Food festivals are a great opportunity to shovel as many bite-sized portions of obscure delicacies into your mouth as you can. But the dirty little secret of these events — or maybe it’s not such a secret — is the amount of waste they produce.
“Anytime you’re seeing boxes and boxes of food go into the trash at the end of the night, it kind of breaks my heart,” Shawna Dawson says. “It pains me to know how many people in our city go to bed hungry.”
Dawson is the founder and organizer of LA Food Fest, which held its seventh tasting event this weekend. The two-day festival featured nearly 150 vendors dishing out everything from banh mi and empanadas to ceviche and lobster rolls for up to 20,000 hungry people.
This year, she set an ambitious goal for herself: Transform the festival into the world’s first zero-waste food tasting event.
“I didn’t think it would be as challenging as it’s been,” Dawson says. “It’s been an education and an eye-opener for me, just the level of hoops that must be jumped through.”
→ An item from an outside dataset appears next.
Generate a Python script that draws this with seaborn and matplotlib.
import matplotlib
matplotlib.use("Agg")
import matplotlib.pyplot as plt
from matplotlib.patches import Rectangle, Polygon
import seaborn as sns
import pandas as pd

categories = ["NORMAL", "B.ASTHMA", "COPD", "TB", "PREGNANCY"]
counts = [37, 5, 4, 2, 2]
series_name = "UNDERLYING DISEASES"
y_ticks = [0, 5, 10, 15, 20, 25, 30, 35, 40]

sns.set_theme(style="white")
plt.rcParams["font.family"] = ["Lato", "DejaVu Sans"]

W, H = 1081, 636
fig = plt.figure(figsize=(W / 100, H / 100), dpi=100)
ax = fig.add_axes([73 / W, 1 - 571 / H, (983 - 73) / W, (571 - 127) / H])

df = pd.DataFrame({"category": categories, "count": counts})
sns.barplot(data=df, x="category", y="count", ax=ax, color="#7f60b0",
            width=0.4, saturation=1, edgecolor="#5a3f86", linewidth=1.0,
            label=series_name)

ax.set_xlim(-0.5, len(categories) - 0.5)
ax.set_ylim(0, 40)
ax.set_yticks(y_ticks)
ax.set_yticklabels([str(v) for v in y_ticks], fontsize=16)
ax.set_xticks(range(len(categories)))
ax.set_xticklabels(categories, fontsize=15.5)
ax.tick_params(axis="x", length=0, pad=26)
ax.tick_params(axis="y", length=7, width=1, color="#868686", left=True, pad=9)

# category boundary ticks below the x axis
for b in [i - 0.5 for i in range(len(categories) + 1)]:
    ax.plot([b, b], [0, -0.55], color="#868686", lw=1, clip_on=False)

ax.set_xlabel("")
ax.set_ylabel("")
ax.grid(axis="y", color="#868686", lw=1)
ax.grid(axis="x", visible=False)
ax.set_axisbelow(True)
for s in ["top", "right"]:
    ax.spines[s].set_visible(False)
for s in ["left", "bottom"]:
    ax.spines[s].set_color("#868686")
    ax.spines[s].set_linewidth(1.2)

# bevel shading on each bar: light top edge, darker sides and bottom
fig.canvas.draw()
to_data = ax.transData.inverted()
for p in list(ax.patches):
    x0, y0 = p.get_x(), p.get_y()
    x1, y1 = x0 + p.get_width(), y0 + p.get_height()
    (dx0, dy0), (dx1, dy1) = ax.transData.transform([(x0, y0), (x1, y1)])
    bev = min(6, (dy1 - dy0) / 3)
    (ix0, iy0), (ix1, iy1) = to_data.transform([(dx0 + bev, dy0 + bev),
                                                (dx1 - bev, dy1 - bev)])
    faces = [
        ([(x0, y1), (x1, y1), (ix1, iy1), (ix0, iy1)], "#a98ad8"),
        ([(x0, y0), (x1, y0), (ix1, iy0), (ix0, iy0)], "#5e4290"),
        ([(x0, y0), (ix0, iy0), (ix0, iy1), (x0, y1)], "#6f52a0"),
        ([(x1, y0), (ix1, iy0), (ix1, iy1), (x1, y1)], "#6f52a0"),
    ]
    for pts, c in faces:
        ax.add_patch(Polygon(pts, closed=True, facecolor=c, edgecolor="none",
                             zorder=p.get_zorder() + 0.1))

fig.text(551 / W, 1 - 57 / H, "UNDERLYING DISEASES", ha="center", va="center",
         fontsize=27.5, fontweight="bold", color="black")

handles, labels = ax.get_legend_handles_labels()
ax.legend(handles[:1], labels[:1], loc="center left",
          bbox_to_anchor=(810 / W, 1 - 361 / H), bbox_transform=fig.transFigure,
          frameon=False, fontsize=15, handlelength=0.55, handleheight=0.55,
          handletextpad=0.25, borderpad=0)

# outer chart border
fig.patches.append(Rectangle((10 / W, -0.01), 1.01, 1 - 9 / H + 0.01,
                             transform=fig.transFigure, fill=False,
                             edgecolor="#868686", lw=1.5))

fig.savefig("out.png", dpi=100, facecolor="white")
Businesses and organization can’t give leftover food to people on the street, the way some of us might do with restaurant leftovers. There are strict regulations governing the safety of donated food, which makes sense.
“When you’re dealing with anything on this scale, public health entities have to be as concerned for all citizens as they are for people at this event,” Dawson says.
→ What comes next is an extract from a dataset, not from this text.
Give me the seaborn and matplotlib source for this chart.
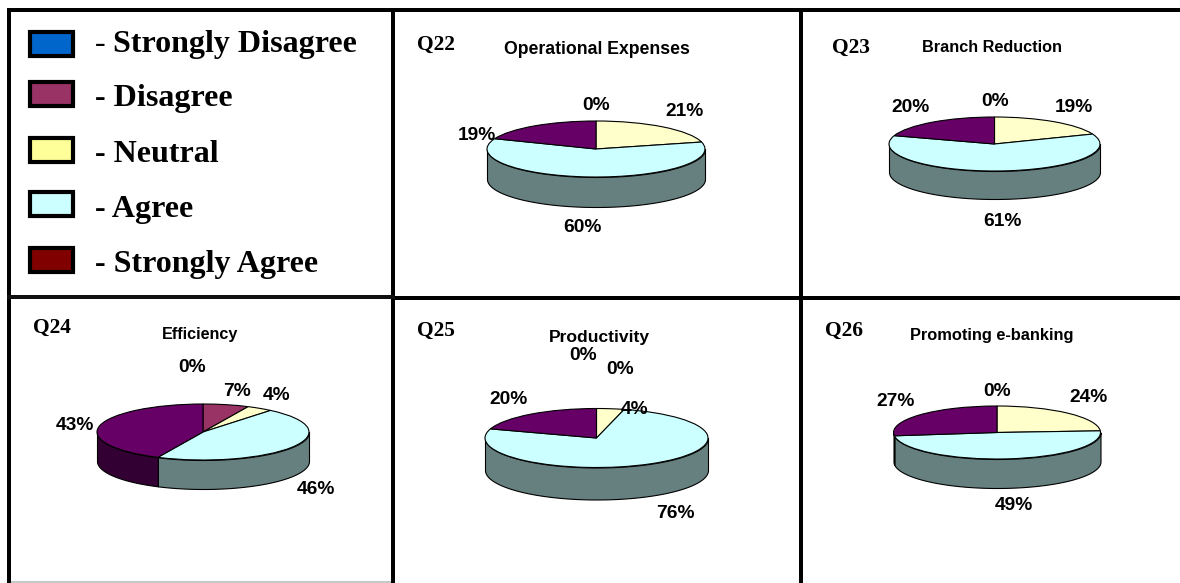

The biggest enemy is time.
Produce and unprepared food — things like beet or carrot tops that can be reused for stocks or other dishes — can go into a fridge and sit until it’s transported. “But with prepared food, the minute that food is prepared, that clock is ticking,” Dawson says. “From a food service perspective, there’s a short shelf life and it’s gotta go.” And it has to be safely transported, at the correct temperature while properly secured.
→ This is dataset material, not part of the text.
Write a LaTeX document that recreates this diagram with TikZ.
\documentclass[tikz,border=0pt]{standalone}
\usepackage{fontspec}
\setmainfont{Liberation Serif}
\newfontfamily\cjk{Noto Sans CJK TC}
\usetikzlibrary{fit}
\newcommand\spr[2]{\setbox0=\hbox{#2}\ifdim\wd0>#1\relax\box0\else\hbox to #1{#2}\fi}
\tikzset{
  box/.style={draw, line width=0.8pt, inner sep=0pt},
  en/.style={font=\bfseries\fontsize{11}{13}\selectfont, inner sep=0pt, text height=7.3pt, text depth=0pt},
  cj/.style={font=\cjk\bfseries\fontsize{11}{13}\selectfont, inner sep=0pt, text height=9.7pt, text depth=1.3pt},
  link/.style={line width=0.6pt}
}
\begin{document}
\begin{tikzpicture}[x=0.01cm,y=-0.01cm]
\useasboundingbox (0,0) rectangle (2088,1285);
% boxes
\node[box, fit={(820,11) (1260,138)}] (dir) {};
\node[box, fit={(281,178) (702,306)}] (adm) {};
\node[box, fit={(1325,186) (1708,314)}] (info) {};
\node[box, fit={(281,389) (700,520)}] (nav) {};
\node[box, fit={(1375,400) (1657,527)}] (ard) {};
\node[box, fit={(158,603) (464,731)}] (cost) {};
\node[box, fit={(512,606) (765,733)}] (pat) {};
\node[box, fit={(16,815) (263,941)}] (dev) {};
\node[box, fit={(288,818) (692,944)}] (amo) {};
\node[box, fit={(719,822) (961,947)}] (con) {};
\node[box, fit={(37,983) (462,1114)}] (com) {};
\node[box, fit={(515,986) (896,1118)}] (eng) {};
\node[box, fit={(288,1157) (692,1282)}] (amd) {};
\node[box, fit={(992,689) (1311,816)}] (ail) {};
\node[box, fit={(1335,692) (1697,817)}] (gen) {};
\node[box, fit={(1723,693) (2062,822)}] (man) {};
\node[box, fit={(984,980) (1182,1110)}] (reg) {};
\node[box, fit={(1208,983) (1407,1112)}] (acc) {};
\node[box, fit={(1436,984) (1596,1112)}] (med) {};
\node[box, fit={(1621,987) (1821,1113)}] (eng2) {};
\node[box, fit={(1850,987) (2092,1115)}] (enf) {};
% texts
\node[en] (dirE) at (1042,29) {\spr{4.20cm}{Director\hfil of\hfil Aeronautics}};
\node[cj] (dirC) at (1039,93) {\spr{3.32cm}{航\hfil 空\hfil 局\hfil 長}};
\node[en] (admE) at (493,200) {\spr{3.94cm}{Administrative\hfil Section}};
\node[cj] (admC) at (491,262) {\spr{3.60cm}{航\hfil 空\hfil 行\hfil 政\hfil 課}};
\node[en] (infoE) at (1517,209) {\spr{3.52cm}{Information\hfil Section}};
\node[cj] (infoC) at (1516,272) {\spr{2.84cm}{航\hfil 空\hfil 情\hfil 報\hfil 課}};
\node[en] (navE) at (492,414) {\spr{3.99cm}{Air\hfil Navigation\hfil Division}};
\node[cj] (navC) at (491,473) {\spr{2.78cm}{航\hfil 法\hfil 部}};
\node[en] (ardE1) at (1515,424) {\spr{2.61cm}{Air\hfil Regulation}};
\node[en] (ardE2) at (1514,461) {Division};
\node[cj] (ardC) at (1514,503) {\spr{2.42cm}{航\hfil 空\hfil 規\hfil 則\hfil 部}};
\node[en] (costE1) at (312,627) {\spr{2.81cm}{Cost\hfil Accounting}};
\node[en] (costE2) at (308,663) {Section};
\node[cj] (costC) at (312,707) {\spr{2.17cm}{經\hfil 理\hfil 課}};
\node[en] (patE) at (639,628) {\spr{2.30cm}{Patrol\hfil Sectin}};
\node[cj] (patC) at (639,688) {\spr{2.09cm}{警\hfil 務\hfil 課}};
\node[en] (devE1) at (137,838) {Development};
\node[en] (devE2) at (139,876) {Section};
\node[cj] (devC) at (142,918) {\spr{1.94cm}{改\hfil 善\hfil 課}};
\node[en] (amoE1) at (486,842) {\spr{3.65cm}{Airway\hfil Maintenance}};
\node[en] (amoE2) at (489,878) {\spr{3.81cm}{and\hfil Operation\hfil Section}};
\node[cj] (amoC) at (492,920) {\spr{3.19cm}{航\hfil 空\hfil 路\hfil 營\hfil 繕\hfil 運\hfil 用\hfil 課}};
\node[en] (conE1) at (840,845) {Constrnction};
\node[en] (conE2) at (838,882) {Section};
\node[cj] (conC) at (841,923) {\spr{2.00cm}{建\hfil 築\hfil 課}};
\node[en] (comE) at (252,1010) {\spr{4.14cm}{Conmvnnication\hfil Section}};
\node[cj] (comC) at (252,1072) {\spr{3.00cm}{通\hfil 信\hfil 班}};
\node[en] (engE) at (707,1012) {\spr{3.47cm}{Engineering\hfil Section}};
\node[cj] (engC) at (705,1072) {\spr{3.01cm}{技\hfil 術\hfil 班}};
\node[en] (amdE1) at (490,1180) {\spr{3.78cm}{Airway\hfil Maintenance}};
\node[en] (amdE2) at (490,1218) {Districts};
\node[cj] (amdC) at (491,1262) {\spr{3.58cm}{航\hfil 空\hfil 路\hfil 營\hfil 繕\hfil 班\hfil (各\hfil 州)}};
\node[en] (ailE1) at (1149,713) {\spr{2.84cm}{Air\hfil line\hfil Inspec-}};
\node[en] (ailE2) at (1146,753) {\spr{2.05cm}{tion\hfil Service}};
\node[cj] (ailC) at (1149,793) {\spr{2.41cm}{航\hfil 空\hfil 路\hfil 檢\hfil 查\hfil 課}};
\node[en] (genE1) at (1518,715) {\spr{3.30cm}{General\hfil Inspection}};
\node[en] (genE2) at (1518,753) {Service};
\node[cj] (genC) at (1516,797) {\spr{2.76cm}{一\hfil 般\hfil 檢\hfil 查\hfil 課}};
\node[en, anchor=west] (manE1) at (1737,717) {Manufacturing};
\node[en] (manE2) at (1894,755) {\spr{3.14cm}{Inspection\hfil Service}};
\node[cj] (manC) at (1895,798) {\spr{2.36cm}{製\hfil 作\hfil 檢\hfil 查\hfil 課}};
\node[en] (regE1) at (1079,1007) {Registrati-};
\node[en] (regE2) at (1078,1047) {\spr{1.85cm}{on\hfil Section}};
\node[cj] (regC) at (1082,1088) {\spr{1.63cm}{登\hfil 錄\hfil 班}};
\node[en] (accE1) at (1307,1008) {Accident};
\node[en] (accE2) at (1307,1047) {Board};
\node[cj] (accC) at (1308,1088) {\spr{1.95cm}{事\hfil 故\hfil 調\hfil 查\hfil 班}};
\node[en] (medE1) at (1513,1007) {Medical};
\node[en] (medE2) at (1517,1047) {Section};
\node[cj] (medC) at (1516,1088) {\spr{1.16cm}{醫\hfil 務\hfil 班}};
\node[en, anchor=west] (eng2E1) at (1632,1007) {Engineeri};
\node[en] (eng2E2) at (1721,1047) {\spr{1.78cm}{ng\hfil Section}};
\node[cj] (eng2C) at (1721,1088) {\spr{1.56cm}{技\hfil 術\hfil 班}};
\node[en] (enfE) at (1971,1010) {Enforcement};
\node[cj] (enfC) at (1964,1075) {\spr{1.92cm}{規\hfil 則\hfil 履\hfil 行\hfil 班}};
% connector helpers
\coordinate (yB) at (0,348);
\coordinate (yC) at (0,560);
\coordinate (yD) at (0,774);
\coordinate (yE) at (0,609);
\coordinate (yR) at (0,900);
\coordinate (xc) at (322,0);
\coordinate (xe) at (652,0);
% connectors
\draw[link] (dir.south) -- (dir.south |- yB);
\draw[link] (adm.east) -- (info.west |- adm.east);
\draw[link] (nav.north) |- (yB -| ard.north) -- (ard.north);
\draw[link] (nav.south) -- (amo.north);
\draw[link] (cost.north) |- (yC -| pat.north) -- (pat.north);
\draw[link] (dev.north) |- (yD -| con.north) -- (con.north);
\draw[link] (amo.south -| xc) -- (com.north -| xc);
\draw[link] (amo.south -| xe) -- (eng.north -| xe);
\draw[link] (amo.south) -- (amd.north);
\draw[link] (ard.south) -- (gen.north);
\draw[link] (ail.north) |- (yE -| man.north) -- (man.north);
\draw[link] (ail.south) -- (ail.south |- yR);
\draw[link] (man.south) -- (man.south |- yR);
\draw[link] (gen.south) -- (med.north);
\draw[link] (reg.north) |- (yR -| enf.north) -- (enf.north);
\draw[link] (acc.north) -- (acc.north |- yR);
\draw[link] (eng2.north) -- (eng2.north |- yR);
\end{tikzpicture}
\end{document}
Dawson says she sought out dozens of organizations before she found ones that were equipped to handle the logistical challenge: “So many of the groups that do this type of work don’t have the resources. I can’t tell you how many churches we spoke to.”
In the end, she worked with LA Kitchen and HealthRight 360 as well as several faith-based organizations that organized volunteers to transport leftover and unused food to nonprofits, which often lack the personnel to do that.
It also required Dawson to work with the chefs and vendors of LA Food Fest, convincing them to get on board with the mission and educating them about what that would entail. At 11 p.m. on Saturday, when the event’s first full day ended, a team arrived to collect the food and transport it to its next destination.
“This has been a concerted effort of at least a dozen groups, all of whom have done their part to help us connect,” she says.
On the serving-ware end, Dawson brought in hands-free cardboard trays with thumb holes, recyclable Tossware plastic glasses made from post-consumer recycled materials, and kegs instead of bottles for wine, which makes a major difference when you’re serving thousands of pours a day.
Dawson won’t know until Monday how close to the zero-waste goal LA Food Fest got. But she says it’s not about perfection. “My goal for this weekend was to hit a 50 percent mark. If we get 50 percent this time, it means we’ll get 60 to 70 percent next year and pretty darn close on the third try. Even if we only make a tiny dent this year, it’s a tiny dent that’s never been made before and we can continue to improve.”